-- begin Dataset section --

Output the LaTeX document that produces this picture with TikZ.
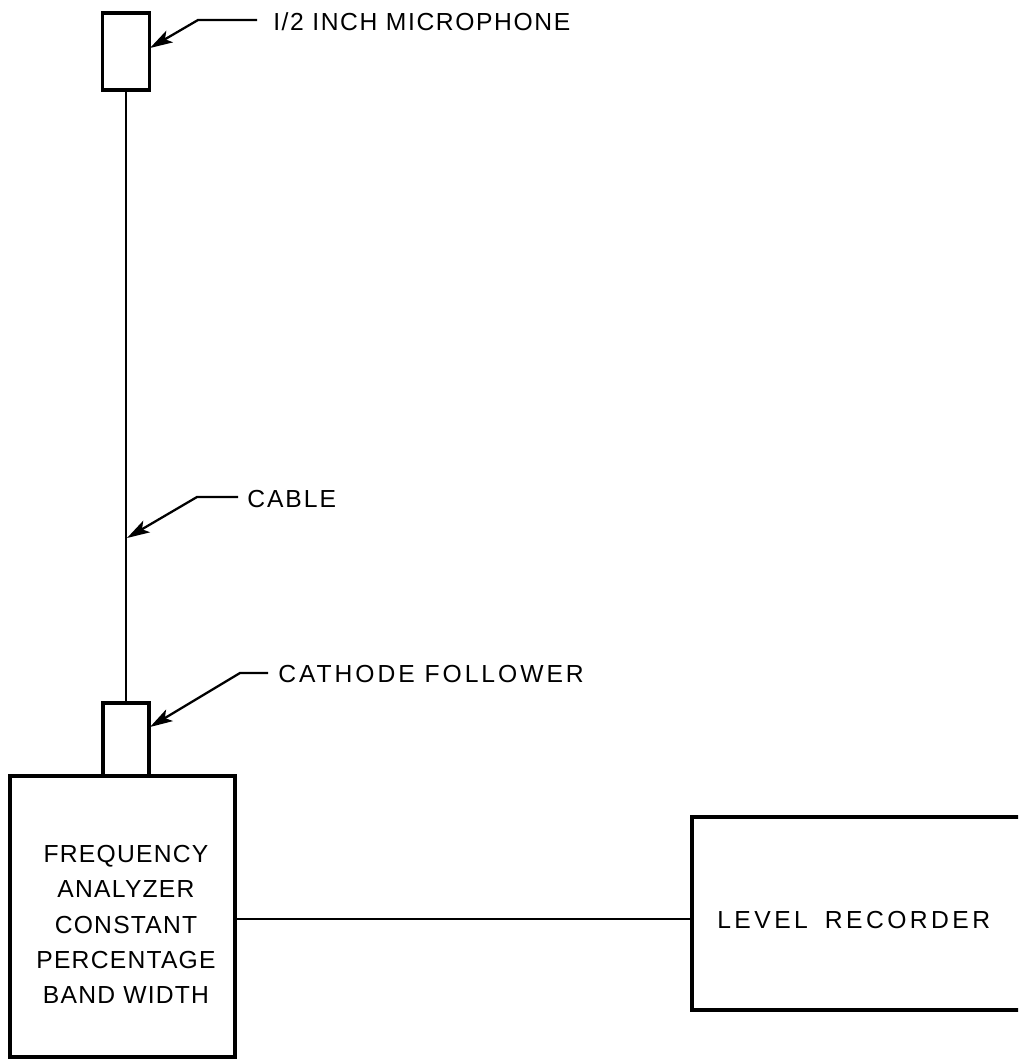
\documentclass[tikz,border=0pt]{standalone}
\usepackage{fontspec}
\setmainfont{Liberation Sans}
\usetikzlibrary{arrows.meta}
\begin{document}
\begin{tikzpicture}[x=0.75pt,y=-0.75pt,
  box/.style={draw,line width=2.5pt,inner sep=0pt,line join=miter},
  wire/.style={line width=2.1pt},
  leader/.style={line width=1.7pt,-{Stealth[length=17pt,width=10pt,inset=4pt]}},
  lbl/.style={inner sep=0pt,font=\fontsize{18.5}{22}\selectfont},
  fatext/.style={inner sep=0pt,align=center,font=\addfontfeature{LetterSpace=5}\fontsize{18.5}{26.5}\selectfont}]
\clip (0,0) rectangle (1018,1060);
% boxes
\node[box,minimum width=35pt,minimum height=57.75pt] (mic) at (126,51.5) {};
\node[box,minimum width=34.5pt,minimum height=54.75pt] (cf) at (126,739.5) {};
\node[box,minimum width=168.75pt,minimum height=210.75pt] (fa) at (122.5,916.5) {};
\node[box,minimum width=255pt,minimum height=144.75pt] (lr) at (862,913.5) {};
% texts
\node[fatext,anchor=north] (fatxt) at (126,845) {FREQUENCY\\ANALYZER\\CONSTANT\\PERCENTAGE\\BAND WIDTH};
\node[lbl,anchor=base west,font=\addfontfeature{LetterSpace=14}\fontsize{18.5}{22}\selectfont] (lrtxt) at (717,928) {LEVEL\hspace{5pt} RECORDER};
\node[lbl,anchor=base west,font=\addfontfeature{LetterSpace=6.5}\fontsize{18.5}{22}\selectfont] (micl) at (273,30) {I/2 INCH MICROPHONE};
\node[lbl,anchor=base west,font=\addfontfeature{LetterSpace=8}\fontsize{18.5}{22}\selectfont] (cablel) at (247,507) {CABLE};
\node[lbl,anchor=base west,font=\addfontfeature{LetterSpace=12}\fontsize{18.5}{22}\selectfont] (cfl) at (278,682) {CATHODE FOLLOWER};
% connectors
\draw[wire] (mic.south) -- (cf.north);
\draw[wire] (fa.east |- 0,919) -- (lr.west |- 0,919);
% leaders
\coordinate (m0) at (257,20);
\coordinate (mk) at (198,20);
\coordinate (mt) at (150,48);
\draw[leader] (m0) -- (mk) -- (mt);
\coordinate (c0) at (238,497);
\coordinate (ck) at (197,497);
\coordinate (ct) at (127,538);
\draw[leader] (c0) -- (ck) -- (ct);
\coordinate (f0) at (268,673);
\coordinate (fk) at (240,673);
\coordinate (ft) at (150,727);
\draw[leader] (f0) -- (fk) -- (ft);
\end{tikzpicture}
\end{document}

-- end Dataset section --

Set problem:
Output an exact copy of the material, with the pictures removed.

Answer to the problem:
Output the LaTeX document that produces this picture with TikZ.
\documentclass[tikz,border=0pt]{standalone}
\usepackage{fontspec}
\setmainfont{Liberation Sans}
\usetikzlibrary{arrows.meta}
\begin{document}
\begin{tikzpicture}[x=0.75pt,y=-0.75pt,
  box/.style={draw,line width=2.5pt,inner sep=0pt,line join=miter},
  wire/.style={line width=2.1pt},
  leader/.style={line width=1.7pt,-{Stealth[length=17pt,width=10pt,inset=4pt]}},
  lbl/.style={inner sep=0pt,font=\fontsize{18.5}{22}\selectfont},
  fatext/.style={inner sep=0pt,align=center,font=\addfontfeature{LetterSpace=5}\fontsize{18.5}{26.5}\selectfont}]
\clip (0,0) rectangle (1018,1060);
% boxes
\node[box,minimum width=35pt,minimum height=57.75pt] (mic) at (126,51.5) {};
\node[box,minimum width=34.5pt,minimum height=54.75pt] (cf) at (126,739.5) {};
\node[box,minimum width=168.75pt,minimum height=210.75pt] (fa) at (122.5,916.5) {};
\node[box,minimum width=255pt,minimum height=144.75pt] (lr) at (862,913.5) {};
% texts
\node[fatext,anchor=north] (fatxt) at (126,845) {FREQUENCY\\ANALYZER\\CONSTANT\\PERCENTAGE\\BAND WIDTH};
\node[lbl,anchor=base west,font=\addfontfeature{LetterSpace=14}\fontsize{18.5}{22}\selectfont] (lrtxt) at (717,928) {LEVEL\hspace{5pt} RECORDER};
\node[lbl,anchor=base west,font=\addfontfeature{LetterSpace=6.5}\fontsize{18.5}{22}\selectfont] (micl) at (273,30) {I/2 INCH MICROPHONE};
\node[lbl,anchor=base west,font=\addfontfeature{LetterSpace=8}\fontsize{18.5}{22}\selectfont] (cablel) at (247,507) {CABLE};
\node[lbl,anchor=base west,font=\addfontfeature{LetterSpace=12}\fontsize{18.5}{22}\selectfont] (cfl) at (278,682) {CATHODE FOLLOWER};
% connectors
\draw[wire] (mic.south) -- (cf.north);
\draw[wire] (fa.east |- 0,919) -- (lr.west |- 0,919);
% leaders
\coordinate (m0) at (257,20);
\coordinate (mk) at (198,20);
\coordinate (mt) at (150,48);
\draw[leader] (m0) -- (mk) -- (mt);
\coordinate (c0) at (238,497);
\coordinate (ck) at (197,497);
\coordinate (ct) at (127,538);
\draw[leader] (c0) -- (ck) -- (ct);
\coordinate (f0) at (268,673);
\coordinate (fk) at (240,673);
\coordinate (ft) at (150,727);
\draw[leader] (f0) -- (fk) -- (ft);
\end{tikzpicture}
\end{document}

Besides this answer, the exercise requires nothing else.